How Nepal Saved Its Rhinos: The Conservation Story Behind a Remarkable Recovery

6, Jul 2026 | nepaltraveller.com

Nepal’s rhino recovery is one of Asia’s strongest wildlife conservation stories. From a population that fell to around 100 in the 1960s, the greater one-horned rhino rebounded to 752 by the 2021 census through protection, habitat management, and community involvement.

Nepal’s rhino recovery is one of the most powerful conservation success stories in Asia. In the 1960s, the country’s greater one-horned rhino population had fallen to fewer than 100, placing the species at serious risk. By the 2021 national census, Nepal’s rhino population had climbed to 752, showing how sustained protection and conservation planning can reverse decline when action is persistent and coordinated.
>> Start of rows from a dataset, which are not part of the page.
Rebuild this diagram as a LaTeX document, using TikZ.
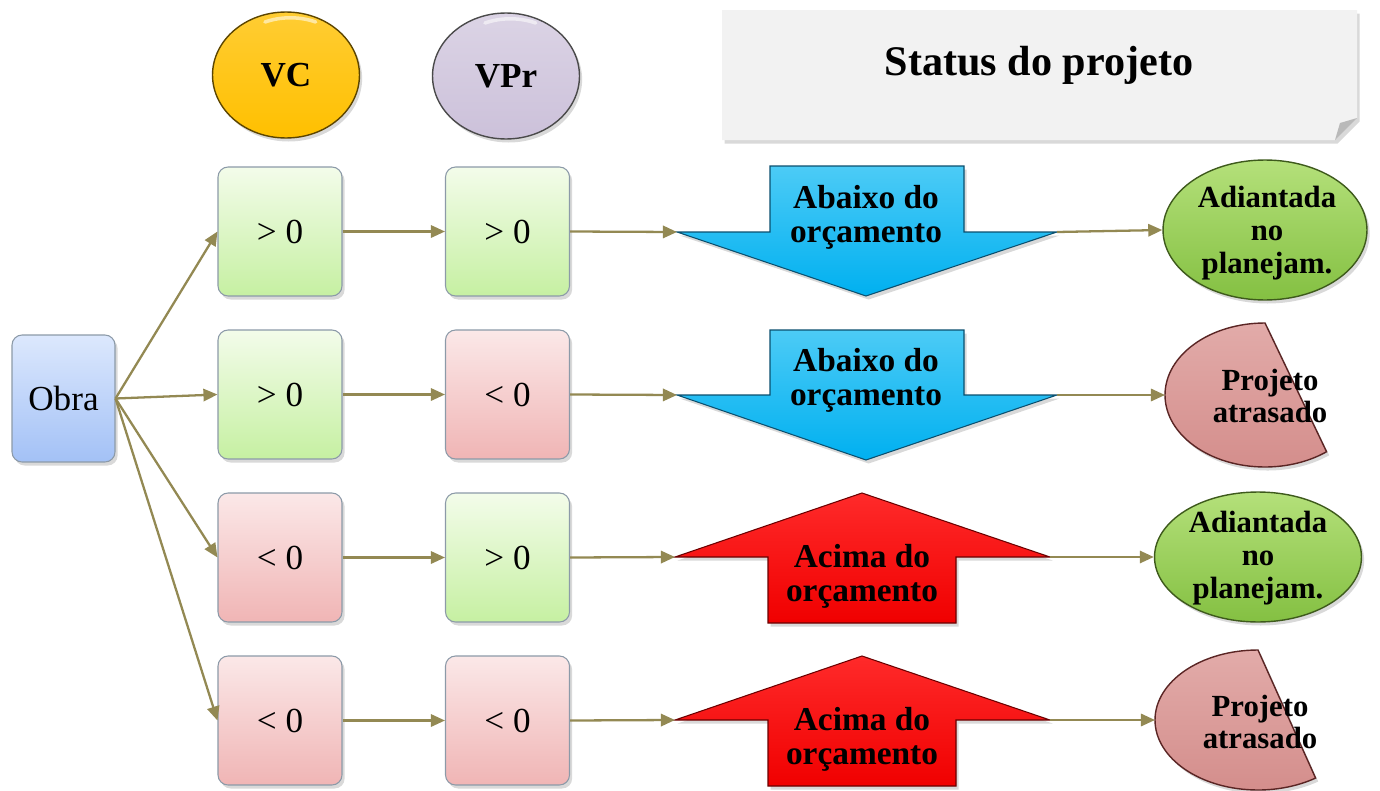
\documentclass[tikz,border=0pt]{standalone}
\usepackage{fontspec}
\setmainfont{Liberation Serif}
\usetikzlibrary{shapes.geometric,shadows,arrows.meta}
\definecolor{olivec}{HTML}{938953}
\definecolor{gtop}{HTML}{F3FCEA}
\definecolor{gbot}{HTML}{C6F0A2}
\definecolor{rtop}{HTML}{FBE8E8}
\definecolor{rbot}{HTML}{F0B5B5}
\definecolor{btop}{HTML}{DCE8FD}
\definecolor{bbot}{HTML}{A3C1F6}
\definecolor{boxline}{HTML}{8C9AA8}
\definecolor{vcfill}{HTML}{FFC000}
\definecolor{vcline}{HTML}{5C4500}
\definecolor{vprfill}{HTML}{CCC1DA}
\definecolor{vprline}{HTML}{4A4A4A}
\definecolor{statfill}{HTML}{F2F2F2}
\definecolor{bluearr}{HTML}{00B0F0}
\definecolor{bluearrtop}{HTML}{4CCBF6}
\definecolor{bluearrline}{HTML}{0A4F6E}
\definecolor{redarr}{HTML}{F00000}
\definecolor{redarrtop}{HTML}{FF2A2A}
\definecolor{redarrline}{HTML}{6A0000}
\definecolor{grtop}{HTML}{B4E07A}
\definecolor{grbot}{HTML}{84C042}
\definecolor{grline}{HTML}{3E5A1C}
\definecolor{pktop}{HTML}{E2ABA9}
\definecolor{pkbot}{HTML}{D48E8C}
\definecolor{pkline}{HTML}{5A2524}
\begin{document}
\begin{tikzpicture}[x=0.02cm,y=-0.02cm,
  shad/.style={drop shadow={opacity=0.3,shadow xshift=1.5pt,shadow yshift=-2pt}},
  valbox/.style={rounded corners=0.2cm, draw=boxline, line width=0.6pt,
    minimum width=2.48cm, minimum height=2.58cm,
    font=\fontsize{20}{22}\selectfont, shad},
  posbox/.style={valbox, top color=gtop, bottom color=gbot},
  negbox/.style={valbox, top color=rtop, bottom color=rbot},
  topell/.style={ellipse, line width=0.8pt, minimum width=2.94cm, minimum height=2.52cm,
    font=\bfseries\fontsize{20}{22}\selectfont, shad},
  gloss/.style={white, opacity=0.55, line width=2pt, line cap=round},
  conn/.style={draw=olivec, line width=1.3pt, -{Triangle[length=8pt,width=7pt]}},
  arrtext/.style={align=center, font=\bfseries\fontsize{19}{19.5}\selectfont},
  endtext/.style={align=center, font=\bfseries\fontsize{17.5}{18.7}\selectfont},
  greenell/.style={ellipse, draw=grline, line width=0.8pt, top color=grtop, bottom color=grbot, shad},
  pinkpie/.style={draw=pkline, line width=0.8pt, top color=pktop, bottom color=pkbot, shad},
  bluearrow/.style={draw=bluearrline, line width=0.6pt, top color=bluearrtop, bottom color=bluearr, shad},
  redarrow/.style={draw=redarrline, line width=0.6pt, top color=redarrtop, bottom color=redarr, shad}]
\useasboundingbox (0,0) rectangle (1380,791);

% header
\node[topell, draw=vcline, top color=vcfill!80!white, bottom color=vcfill] (vc) at (286,75) {VC};
\node[topell, draw=vprline, top color=vprfill!70!white, bottom color=vprfill] (vpr) at (506,76) {VPr};
\draw[gloss] (265,22) arc[start angle=-115, end angle=-65, x radius=60, y radius=45];
\draw[gloss] (485,23) arc[start angle=-115, end angle=-65, x radius=60, y radius=45];
\path[fill=statfill, shad] (722,10) -- (1357,10) -- (1357,118) -- (1335,140) -- (722,140) -- cycle;
\fill[gray!55] (1357,118) -- (1335,140) -- (1340,123) -- cycle;
\node[font=\bfseries\fontsize{24}{26}\selectfont] (status) at (1039,65) {Status do projeto};

% left
\node[valbox, minimum width=2.06cm, minimum height=2.54cm, top color=btop, bottom color=bbot] (obra) at (63.5,398.5) {Obra};

\node[posbox] (c11) at (280,231.5) {> 0};
\node[posbox] (c12) at (280,394.5) {> 0};
\node[negbox] (c13) at (280,557.5) {< 0};
\node[negbox] (c14) at (280,720.5) {< 0};

\node[posbox] (c21) at (507.5,231.5) {> 0};
\node[negbox] (c22) at (507.5,394.5) {< 0};
\node[posbox] (c23) at (507.5,557.5) {> 0};
\node[negbox] (c24) at (507.5,720.5) {< 0};

% budget arrows
\path[bluearrow] (770,166) -- (964,166) -- (964,232) -- (1057,232) -- (866,296) -- (677,232) -- (770,232) -- cycle;
\path[bluearrow] (770,330) -- (964,330) -- (964,395) -- (1057,395) -- (866,460) -- (677,395) -- (770,395) -- cycle;
\path[redarrow] (768,623) -- (956,623) -- (956,557) -- (1050,557) -- (862,493) -- (675,557) -- (768,557) -- cycle;
\path[redarrow] (768,786) -- (956,786) -- (956,720) -- (1050,720) -- (862,656) -- (675,720) -- (768,720) -- cycle;
\coordinate (a1w) at (677,232); \coordinate (a1e) at (1057,232);
\coordinate (a2w) at (677,395); \coordinate (a2e) at (1057,395);
\coordinate (a3w) at (675,557); \coordinate (a3e) at (1050,557);
\coordinate (a4w) at (675,720); \coordinate (a4e) at (1050,720);
\node[arrtext] (t1) at (866,217) {Abaixo do\\orçamento};
\node[arrtext] (t2) at (866,380) {Abaixo do\\orçamento};
\node[arrtext] (t3) at (862,576) {Acima do\\orçamento};
\node[arrtext] (t4) at (862,739) {Acima do\\orçamento};

% end shapes
\node[greenell, minimum width=4.08cm, minimum height=2.8cm] (e1) at (1265,230) {};
\node[greenell, minimum width=4.14cm, minimum height=2.6cm] (e3) at (1258,557) {};
\path[pinkpie] (1265,323) arc[start angle=-90, end angle=-308, x radius=100, y radius=72] -- cycle;
\path[pinkpie] (1258,650) arc[start angle=-90, end angle=-304, x radius=103, y radius=70] -- cycle;
\coordinate (p2w) at (1165,395);
\coordinate (p4w) at (1155,720);
\node[endtext] (s1) at (1267,233) {Adiantada\\no\\planejam.};
\node[endtext] (s2) at (1270,396) {Projeto\\atrasado};
\node[endtext] (s3) at (1258,558) {Adiantada\\no\\planejam.};
\node[endtext] (s4) at (1260,722) {Projeto\\atrasado};

% connectors
\draw[conn] (obra.east) -- (c11.west);
\draw[conn] (obra.east) -- (c12.west);
\draw[conn] (obra.east) -- (c13.west);
\draw[conn] (obra.east) -- (c14.west);
\foreach \r in {1,2,3,4} {
  \draw[conn] (c1\r.east) -- (c2\r.west);
  \draw[conn] (c2\r.east) -- (a\r w);
}
\draw[conn] (a1e) -- (e1.west);
\draw[conn] (a2e) -- (p2w);
\draw[conn] (a3e) -- (e3.west);
\draw[conn] (a4e) -- (p4w);
\end{tikzpicture}
\end{document}
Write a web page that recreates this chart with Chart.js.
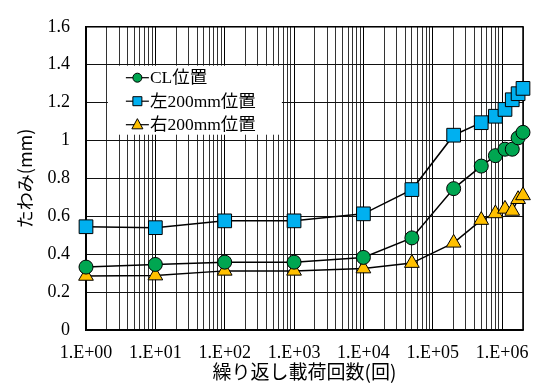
<!DOCTYPE html>
<html>
<head>
<meta charset="utf-8">
<script src="https://cdn.jsdelivr.net/npm/chart.js@4"></script>
<style>html,body{margin:0;padding:0;background:#fff}</style>
</head>
<body>
<canvas id="myChart" width="536" height="383"></canvas>
<script>
// 繰り返し載荷回数
const cycles = [1, 10, 100, 1000, 10000, 50000, 200000, 500000, 800000, 1100000, 1400000, 1700000, 2000000]
// たわみ(mm)
const clPos = [0.332, 0.346, 0.358, 0.358, 0.383, 0.486, 0.746, 0.865, 0.92, 0.954, 0.954, 1.014, 1.043]
const left200 = [0.545, 0.54, 0.576, 0.576, 0.613, 0.741, 1.028, 1.094, 1.128, 1.164, 1.215, 1.247, 1.275]
const right200 = [0.285, 0.287, 0.312, 0.312, 0.324, 0.353, 0.46, 0.58, 0.615, 0.639, 0.628, 0.69, 0.71]
const seriesNames = ["CL位置", "左200mm位置", "右200mm位置"]
const decadeLabels = ["1.E+00", "1.E+01", "1.E+02", "1.E+03", "1.E+04", "1.E+05", "1.E+06"]
const xMin = 1, xMax = 2000000
const yMin = 0, yMax = 1.6, yStep = 0.2

const serif = "Liberation Serif, Noto Sans CJK JP, serif"
Chart.defaults.color = '#000'

function pts(vals){ return cycles.map((c,i)=>({x:c, y:vals[i]})) }

function drawMarker(ctx, style, x, y, r){
  ctx.beginPath()
  if(style==='circle'){ ctx.arc(x,y,r,0,Math.PI*2) }
  else if(style==='rect'){ ctx.rect(x-r,y-r,2*r,2*r) }
  else { ctx.moveTo(x,y-r*1.1); ctx.lineTo(x+r,y+r*0.75); ctx.lineTo(x-r,y+r*0.75); ctx.closePath() }
  ctx.fill(); ctx.stroke()
}

// frame + legend drawn over the grid, under the data
const boxPlugin = {
  id:'boxPlugin',
  beforeDatasetsDraw(chart){
    const {ctx, chartArea:a, scales} = chart
    ctx.save()
    // legend box
    const lx = scales.x.getPixelForValue(2)+1
    const ly = scales.y.getPixelForValue(1.4)+1
    ctx.fillStyle='#fff'
    ctx.fillRect(lx, ly, 174, 69)
    ctx.font = "17.5px " + serif
    ctx.textBaseline='middle'
    chart.data.datasets.forEach((ds,i)=>{
      const y = ly + 12 + i*23.5
      ctx.strokeStyle='#000'; ctx.lineWidth=1.2
      ctx.beginPath(); ctx.moveTo(lx+18,y); ctx.lineTo(lx+41,y); ctx.stroke()
      ctx.fillStyle=ds.pointBackgroundColor; ctx.lineWidth=1
      drawMarker(ctx, ds.pointStyle, lx+29.5, y, ds.pointStyle==='triangle'?5.5:4.5)
      ctx.fillStyle='#000'
      ctx.fillText(ds.label, lx+42, y+1)
    })
    // plot frame
    ctx.strokeStyle='#000'; ctx.lineWidth=1.5
    ctx.strokeRect(a.left, a.top, a.right-a.left, a.bottom-a.top)
    ctx.restore()
  }
}

const common = {borderColor:'#000', borderWidth:1.5, pointBorderColor:'#000', pointBorderWidth:1, tension:0, clip:false}

function makeChart(){
new Chart(document.getElementById('myChart'), {
  type:'line',
  data:{
    datasets:[
      Object.assign({label:seriesNames[0], data:pts(clPos), pointStyle:'circle', pointRadius:7, pointHoverRadius:7, pointBackgroundColor:'#00A651'}, common),
      Object.assign({label:seriesNames[1], data:pts(left200), pointStyle:'rect', pointRadius:9.7, pointHoverRadius:9.7, pointBackgroundColor:'#00B0F0'}, common),
      Object.assign({label:seriesNames[2], data:pts(right200), pointStyle:'triangle', pointRadius:8.5, pointHoverRadius:8.5, pointBackgroundColor:'#FFC000'}, common)
    ]
  },
  options:{
    responsive:false,
    animation:false,
    layout:{padding:{top:17, right:13, left:0, bottom:0}},
    plugins:{legend:{display:false}, tooltip:{enabled:false}},
    scales:{
      x:{
        type:'logarithmic', min:xMin, max:xMax,
        afterFit(s){ s.height = 53 },
        afterBuildTicks(s){
          const t=[]
          for(let e=0;e<=6;e++) for(let m=1;m<=9;m++){ const v=m*Math.pow(10,e); if(v<=xMax) t.push({value:v}) }
          s.ticks=t
        },
        ticks:{
          autoSkip:false, maxRotation:0, padding:12, color:'#000',
          font:{family:serif, size:18},
          callback(v){ const e=Math.log10(v); const r=Math.round(e); return Math.abs(e-r)<1e-9 ? decadeLabels[r] : '' }
        },
        grid:{drawTicks:false, color:(c)=>{ const v=c.tick&&c.tick.value; if(!v) return '#000'; const e=Math.log10(v); return Math.abs(e-Math.round(e))<1e-9 ? '#000' : '#333' }, lineWidth:1},
        border:{color:'#000', width:1.5},
        title:{display:true, text:'繰り返し載荷回数(回)', color:'#000', font:{family:"Noto Sans CJK JP, sans-serif", size:19}, padding:{top:0, bottom:0}}
      },
      y:{
        min:yMin, max:yMax,
        afterFit(s){ s.width = 86 },
        ticks:{stepSize:yStep, padding:16, color:'#000', font:{family:serif, size:18}, callback(v){ return String(+v.toFixed(1)) }},
        grid:{drawTicks:false, color:'#111', lineWidth:1},
        border:{color:'#000', width:1.5},
        title:{display:true, text:'たわみ(mm)', color:'#000', font:{family:"Noto Sans CJK JP, sans-serif", size:18}, padding:{top:14, bottom:0}}
      }
    }
  },
  plugins:[boxPlugin]
})
}

if (document.fonts && document.fonts.load) {
  Promise.all([
    document.fonts.load("18px Liberation Serif", "1.E+0"),
    document.fonts.load("18px Noto Sans CJK JP", "たわみ")
  ]).then(makeChart, makeChart)
} else makeChart()
</script>
</body>
</html>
The 2021 census reported 752 rhinos across Nepal, compared with 645 in 2015. Of the 752, 694 were in Chitwan National Park and surrounding forests, 38 in Bardiya, 17 in Shuklaphanta, and 3 in Parsa. The total marked a 107-rhino increase, or roughly 16.6 percent, over the previous census, which made the result a major milestone for wildlife protection in the country.

One major reason for this rebound is strict anti-poaching action. Nepal has used strong patrol systems, protected-area management, and wildlife law enforcement to reduce illegal hunting pressure on rhinos. Conservation organizations have also pointed to community-based protection as a key factor, because local participation helps reduce poaching risks and improves long-term habitat stewardship.

Habitat protection has mattered just as much as policing. Rhinos need safe grasslands, wetlands, and connected protected zones to survive and reproduce, and Nepal has invested in managing those landscapes through national parks and buffer-zone approaches. The country’s conservation model also benefits from regular census work, which helps authorities track population trends and adjust strategies over time.

Another important factor is that conservation in Nepal has become a shared responsibility rather than a single-agency effort. National parks, local communities, conservation groups, and government bodies have all contributed to the recovery effort. That broader partnership helps create resilience, because wildlife protection is strongest when local people have a stake in the outcome.

What makes Nepal’s case especially compelling is that it is not just a rescue story; it is a model for conservation. The country proved that when law enforcement, habitat protection, and community engagement work together, a species can recover even after a severe collapse. That is why Nepal’s rhino population is often cited as one of the region’s most encouraging wildlife success stories.